In this photo from Monday, Dec. 14, 2020, at Ochsner Medical Center in Jefferson, Governor John Bel Edwards discusses how the COVID-19 vaccine is administered with Dr. Mona Moghareh, a pharmacist at Ochsner. (Photo provided by Ochsner Health)
Gov. John Bel Edwards said Monday he will allow an order he signed two years ago declaring a public health emergency in Louisiana for the coronavirus to lapse Wednesday. His comments came during his State of the State address to the Legislature on the opening day of its 2022 regular session.
Edwards said he made the decision not to renew after consulting with state health officials, the Louisiana National Guard and people within his administration to make sure there were would be no ramifications for federal COVID-19 assistance if he chose not to renew the emergency order.
“Just because the proclamation is expiring doesn’t mean COVID is over,” Edwards said. “If the circumstances call for it, I will not hesitate to declare another emergency. But God willing, we will never have to see such difficult mitigation measures in our state again. I don’t know what the future holds, but I do know that we are in a much better place today than we were two years ago.”
The public health emergency provided the foundation for social distancing and mask requirements during the pandemic. During stretches with COVID-19 case surges, the order also set access and capacity limits for businesses and other venues.
Since March 2020, nearly 17,000 people have died from COVID-19 in Louisiana and more than 1.23 million cases have been recorded , according to Louisiana Department of Health data.
The U.S. Centers for Disease Control has classified most Louisiana parishes as being at moderate to low risk for community spread of the virus.

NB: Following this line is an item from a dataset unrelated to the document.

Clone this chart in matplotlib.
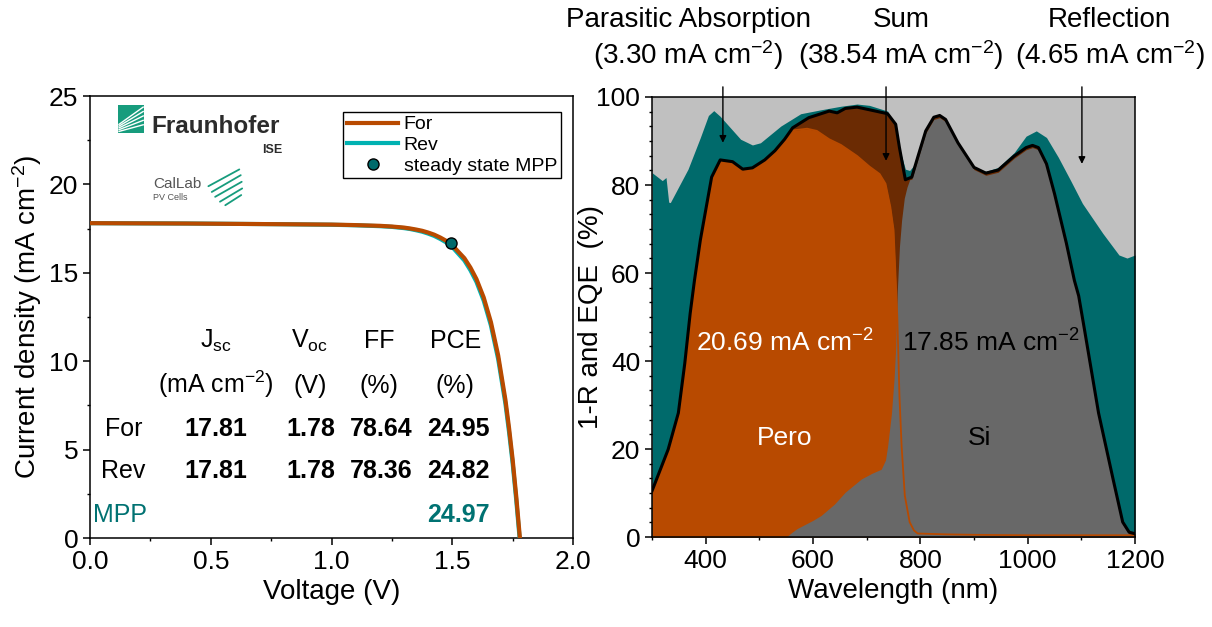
import matplotlib
matplotlib.use('Agg')
import matplotlib.pyplot as plt
from matplotlib.patches import Rectangle
from matplotlib.ticker import MultipleLocator, FormatStrFormatter

# J-V scans
volt = [0.0, 0.2, 0.4, 0.6, 0.8, 1.0, 1.1, 1.2, 1.25, 1.3, 1.325, 1.35, 1.375,
        1.4, 1.425, 1.45, 1.475, 1.5, 1.55, 1.575, 1.6, 1.63, 1.66, 1.69,
        1.72, 1.735, 1.75, 1.765, 1.78]
j_for = [17.81, 17.80, 17.79, 17.77, 17.75, 17.73, 17.70, 17.66, 17.62, 17.56,
         17.51, 17.45, 17.38, 17.28, 17.16, 17.00, 16.81, 16.56, 15.83, 15.30,
         14.65, 13.61, 12.21, 10.33, 7.82, 6.23, 4.43, 2.33, 0.0]
j_rev = [17.81, 17.80, 17.79, 17.77, 17.75, 17.72, 17.69, 17.64, 17.60, 17.53,
         17.48, 17.41, 17.33, 17.22, 17.09, 16.92, 16.72, 16.46, 15.70, 15.15,
         14.49, 13.43, 12.02, 10.12, 7.60, 6.00, 4.22, 2.12, -0.2]
mpp_v = [1.494]
mpp_j = [16.70]

# table
rows = ["For", "Rev"]
jsc = ["17.81", "17.81"]
voc = ["1.78", "1.78"]
ff = ["78.64", "78.36"]
pce = ["24.95", "24.82"]
pce_mpp = "24.97"

# EQE / reflection
wl_r = [300, 319, 326, 331, 334, 367, 390, 405, 415, 427, 465, 487, 502, 540,
        577, 615, 652, 682, 705, 739, 757, 772, 780, 795, 817, 832, 847, 870,
        900, 922, 945, 975, 997, 1016, 1035, 1057, 1080, 1102, 1140, 1170,
        1185, 1200]
one_minus_r = [82.8, 81.0, 81.7, 76.1, 76.0, 83.6, 90.8, 95.8, 96.9, 95.6,
               90.4, 89.1, 89.6, 93.4, 96.2, 97.1, 97.9, 98.4, 98.1, 96.8, 90.0,
               83.6, 83.3, 85.5, 93.0, 95.8, 94.9, 89.6, 84.0, 83.1, 84.0, 87.4,
               91.1, 92.3, 90.8, 86.3, 81.0, 75.8, 69.0, 64.1, 63.4, 64.1]

wl_sum = [300, 330, 349, 361, 371, 379, 390, 411, 427, 450, 469, 487, 510, 529,
          547, 562, 592, 630, 645, 660, 682, 705, 739, 754, 761, 772, 784, 795,
          810, 825, 836, 847, 870, 900, 922, 945, 975, 997, 1009, 1020, 1035,
          1050, 1072, 1087, 1095, 1106, 1132, 1159, 1177, 1189, 1200]
eqe_sum = [10.5, 19.9, 28.2, 39.5, 50.8, 58.3, 67.5, 81.8, 85.7, 85.3, 83.6,
           83.9, 85.7, 87.8, 90.4, 93.0, 95.3, 96.8, 96.4, 97.4, 97.7, 97.1,
           96.2, 93.8, 88.5, 81.2, 81.8, 86.3, 92.3, 95.4, 95.8, 94.9, 89.6,
           84.0, 82.7, 83.4, 86.6, 88.5, 89.0, 88.5, 84.8, 78.0, 66.8, 58.3,
           54.8, 47.0, 28.2, 13.2, 3.4, 1.1, 0.75]

wl_pero = [300, 330, 349, 361, 371, 379, 390, 411, 427, 450, 469, 487, 510,
           529, 547, 562, 589, 607, 630, 652, 682, 705, 724, 735, 744, 750,
           754, 757, 761, 765, 771, 780, 788, 795, 850, 900, 1000, 1100, 1200]
eqe_pero = [10.5, 19.9, 28.2, 39.5, 50.8, 58.3, 67.5, 81.8, 85.7, 85.3, 83.6,
            83.9, 85.7, 87.8, 90.4, 92.4, 92.8, 92.3, 90.4, 89.1, 86.6, 84.2,
            82.5, 80.3, 75.0, 69.8, 58.5, 50.0, 32.0, 20.7, 9.4, 3.4, 1.5, 0.8,
            0.6, 0.5, 0.4, 0.4, 0.4]

wl_si = [300, 550, 560, 570, 600, 615, 640, 660, 690, 710, 727, 735, 739, 746,
         751, 754, 757, 761, 765, 770, 775, 780, 784, 795, 810, 825, 836, 847,
         870, 900, 922, 945, 975, 997, 1009, 1020, 1035, 1050, 1072, 1087,
         1095, 1106, 1132, 1159, 1177, 1189, 1200]
eqe_si = [0.0, 0.0, 1.0, 1.9, 3.8, 4.9, 7.5, 10.2, 13.2, 14.5, 15.4, 17.5, 20.7,
          28.0, 36.0, 43.0, 56.0, 66.0, 72.0, 77.0, 79.5, 81.2, 81.3, 85.7,
          91.8, 94.9, 95.3, 94.4, 89.1, 83.5, 82.2, 82.9, 86.1, 88.0, 88.5,
          88.0, 84.3, 77.5, 66.3, 57.8, 54.3, 46.5, 27.7, 12.7, 2.9, 0.6, 0.3]

ORANGE = '#B84A00'
CYAN = '#00B2B2'
TEAL = '#006A6B'
BROWN = '#6B2B03'
SI_GRAY = '#686868'
R_GRAY = '#C0C0C0'
LOGO_GREEN = '#179C7D'


def style_axis(ax):
    for s in ax.spines.values():
        s.set_linewidth(1.1)
    ax.tick_params(which='major', direction='out', length=5, width=1.1,
                   top=False, right=False)
    ax.tick_params(which='minor', direction='out', length=2.5, width=1.0,
                   top=False, right=False)


def draw_logo(ax):
    ax.add_patch(Rectangle((0.058, 0.916), 0.054, 0.064, transform=ax.transAxes,
                           facecolor=LOGO_GREEN, edgecolor='none', zorder=5))
    for k in range(5):
        ax.plot([0.060, 0.110], [0.920 + 0.004 * k, 0.935 + 0.010 * k],
                color='white', lw=1.0, transform=ax.transAxes, zorder=6)
    ax.text(0.128, 0.916, "Fraunhofer", transform=ax.transAxes, fontsize=17.5,
            fontweight='bold', color='#2b2b2b', ha='left', va='baseline')
    ax.text(0.398, 0.871, "ISE", transform=ax.transAxes, fontsize=9,
            fontweight='bold', color='#2b2b2b', ha='right', va='baseline')
    ax.text(0.130, 0.792, "CalLab", transform=ax.transAxes, fontsize=11,
            color='#555555', ha='left', va='baseline')
    ax.text(0.130, 0.765, "PV Cells", transform=ax.transAxes, fontsize=6.5,
            color='#555555', ha='left', va='baseline')
    # fan of strokes next to CalLab
    fan = [((0.245, 0.796), (0.309, 0.834)),
           ((0.252, 0.783), (0.312, 0.821)),
           ((0.259, 0.772), (0.314, 0.806)),
           ((0.269, 0.761), (0.315, 0.791)),
           ((0.280, 0.753), (0.313, 0.776))]
    for (x0, y0), (x1, y1) in fan:
        ax.plot([x0, x1], [y0, y1], color=LOGO_GREEN, lw=1.3,
                transform=ax.transAxes, solid_capstyle='round')


def plot_jv(ax):
    ax.plot(volt, j_rev, color=CYAN, lw=3.0, label='Rev', zorder=3)
    ax.plot(volt, j_for, color=ORANGE, lw=3.0, label='For', zorder=4)
    ax.plot(mpp_v, mpp_j, 'o', color=TEAL, mec='black', mew=1.0, ms=8,
            label='steady state MPP', zorder=5)

    ax.set_xlim(0, 2.0)
    ax.set_ylim(0, 25)
    ax.xaxis.set_major_locator(MultipleLocator(0.5))
    ax.xaxis.set_minor_locator(MultipleLocator(0.25))
    ax.xaxis.set_major_formatter(FormatStrFormatter('%.1f'))
    ax.yaxis.set_major_locator(MultipleLocator(5))
    ax.yaxis.set_minor_locator(MultipleLocator(2.5))
    ax.set_xlabel("Voltage (V)")
    ax.set_ylabel("Current density (mA cm$^{-2}$)")
    ax.yaxis.set_label_coords(-0.095, 0.5)
    style_axis(ax)

    h, l = ax.get_legend_handles_labels()
    leg = ax.legend([h[1], h[0], h[2]], [l[1], l[0], l[2]], loc='upper right',
                    bbox_to_anchor=(0.975, 0.964), borderaxespad=0,
                    fontsize=14, fancybox=False, framealpha=1,
                    edgecolor='black', handlelength=2.6, labelspacing=0.15,
                    borderpad=0.2, handletextpad=0.3)
    leg.get_frame().set_linewidth(1.0)

    fs = 18
    col_x = [0.52, 0.91, 1.196, 1.513]
    ax.text(col_x[0], 10.75, "J$_{\\rm sc}$", ha='center', fontsize=fs)
    ax.text(col_x[1], 10.75, "V$_{\\rm oc}$", ha='center', fontsize=fs)
    ax.text(col_x[2], 10.75, "FF", ha='center', fontsize=fs)
    ax.text(col_x[3], 10.75, "PCE", ha='center', fontsize=fs)
    ax.text(col_x[0], 8.2, "(mA cm$^{-2}$)", ha='center', fontsize=fs)
    ax.text(col_x[1], 8.2, "(V)", ha='center', fontsize=fs)
    ax.text(col_x[2], 8.2, "(%)", ha='center', fontsize=fs)
    ax.text(col_x[3], 8.2, "(%)", ha='center', fontsize=fs)
    for i, y in enumerate([5.77, 3.39]):
        ax.text(0.138, y, rows[i], ha='center', fontsize=fs)
        ax.text(0.52, y, jsc[i], ha='center', fontsize=fs, fontweight='bold')
        ax.text(0.913, y, voc[i], ha='center', fontsize=fs, fontweight='bold')
        ax.text(1.205, y, ff[i], ha='center', fontsize=fs, fontweight='bold')
        ax.text(1.524, y, pce[i], ha='center', fontsize=fs, fontweight='bold')
    ax.text(0.013, 0.9, "MPP", ha='left', fontsize=fs, color='#007272')
    ax.text(1.524, 0.9, pce_mpp, ha='center', fontsize=fs, fontweight='bold',
            color='#007272')

    draw_logo(ax)


def plot_eqe(ax):
    ax.set_facecolor(R_GRAY)
    ax.fill_between(wl_r, 0, one_minus_r, color=TEAL, lw=0, zorder=1)
    ax.fill_between(wl_sum, 0, eqe_sum, color=BROWN, lw=0, zorder=2)
    ax.fill_between(wl_pero, 0, eqe_pero, color=ORANGE, lw=0, zorder=3)
    ax.fill_between(wl_si, 0, eqe_si, color=SI_GRAY, lw=0, zorder=4)
    ax.plot(wl_pero, eqe_pero, color=ORANGE, lw=1.3, zorder=5)
    ax.plot(wl_sum, eqe_sum, color='black', lw=2.2, zorder=6)

    ax.set_xlim(300, 1200)
    ax.set_ylim(0, 100)
    ax.xaxis.set_major_locator(MultipleLocator(200))
    ax.xaxis.set_minor_locator(MultipleLocator(100))
    ax.yaxis.set_major_locator(MultipleLocator(20))
    ax.yaxis.set_minor_locator(MultipleLocator(20 / 6))
    ax.set_xticks([400, 600, 800, 1000, 1200])
    ax.set_xlabel("Wavelength (nm)")
    ax.set_ylabel("1-R and EQE  (%)")
    ax.yaxis.set_label_coords(-0.099, 0.5)
    style_axis(ax)
    for s in ax.spines.values():
        s.set_zorder(10)

    fs = 19
    ax.text(548, 44, "20.69 mA cm$^{-2}$", color='white', ha='center',
            va='center', fontsize=fs, zorder=8)
    ax.text(931, 44, "17.85 mA cm$^{-2}$", color='black', ha='center',
            va='center', fontsize=fs, zorder=8)
    ax.text(547, 22.6, "Pero", color='white', ha='center', va='center',
            fontsize=fs, zorder=8)
    ax.text(911, 22.6, "Si", color='black', ha='center', va='center',
            fontsize=fs, zorder=8)

    for x, tip in [(432, 89.6), (736, 85.5), (1101, 84.8)]:
        ax.annotate("", xy=(x, tip), xytext=(x, 102.3), annotation_clip=False,
                    arrowprops=dict(arrowstyle='-|>', color='black', lw=1.0,
                                    mutation_scale=10, shrinkA=0, shrinkB=0),
                    zorder=9)


def main():
    plt.rcParams.update({
        'font.family': ['Liberation Sans', 'DejaVu Sans'],
        'mathtext.fontset': 'custom',
        'mathtext.rm': 'Liberation Sans',
        'mathtext.it': 'Liberation Sans:italic',
        'mathtext.bf': 'Liberation Sans:bold',
        'font.size': 19,
        'axes.labelsize': 20,
        'xtick.labelsize': 19,
        'ytick.labelsize': 19,
    })
    fig = plt.figure(figsize=(12.12, 6.27), dpi=100)
    ax1 = fig.add_axes([0.0743, 0.1419, 0.3985, 0.7049])
    ax2 = fig.add_axes([0.538, 0.1435, 0.3985, 0.7018])

    plot_jv(ax1)
    plot_eqe(ax2)

    fs = 20
    fig.text(0.5677, 0.957, "Parasitic Absorption", ha='center', fontsize=fs)
    fig.text(0.5677, 0.898, "(3.30 mA cm$^{-2}$)", ha='center', fontsize=fs)
    fig.text(0.7434, 0.957, "Sum", ha='center', fontsize=fs)
    fig.text(0.7434, 0.898, "(38.54 mA cm$^{-2}$)", ha='center', fontsize=fs)
    fig.text(0.9155, 0.957, "Reflection", ha='center', fontsize=fs)
    fig.text(0.9155, 0.898, "(4.65 mA cm$^{-2}$)", ha='center', fontsize=fs)

    fig.savefig("out.png", dpi=100)


if __name__ == '__main__':
    main()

Only Cameron, East Carroll, West Carroll and Winn parishes are at high risk, and 24 parishes are at substantial risk.
Statewide, 2.4% of COVID-19 tests reported to the health department came back positive from Feb. 24 to March 2.

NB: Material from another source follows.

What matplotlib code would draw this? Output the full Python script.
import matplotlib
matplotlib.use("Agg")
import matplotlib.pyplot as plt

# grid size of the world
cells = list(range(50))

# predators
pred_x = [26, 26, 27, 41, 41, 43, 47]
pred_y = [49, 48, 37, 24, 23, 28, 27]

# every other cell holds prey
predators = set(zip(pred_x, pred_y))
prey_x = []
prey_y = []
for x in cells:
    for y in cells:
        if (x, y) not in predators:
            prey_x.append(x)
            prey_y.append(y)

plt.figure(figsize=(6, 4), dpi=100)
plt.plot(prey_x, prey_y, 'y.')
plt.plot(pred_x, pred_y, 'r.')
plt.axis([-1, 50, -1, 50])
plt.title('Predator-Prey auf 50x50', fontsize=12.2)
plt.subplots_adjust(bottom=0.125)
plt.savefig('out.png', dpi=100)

“This pandemic is certainly not over, and our collective work remains unfinished, but I do believe better days are ahead,” State Health Officer Dr. Joe Kanter said in a statement from the governor’s office. “The COVID-19 vaccines have saved countless lives — and they, therapeutics and a deeper understanding of this virus strengthen us.”
As of this week, 52% of Louisiana residents eligible for the COVID-19 vaccine have received the complete series, and 60.5% have received at least one dose.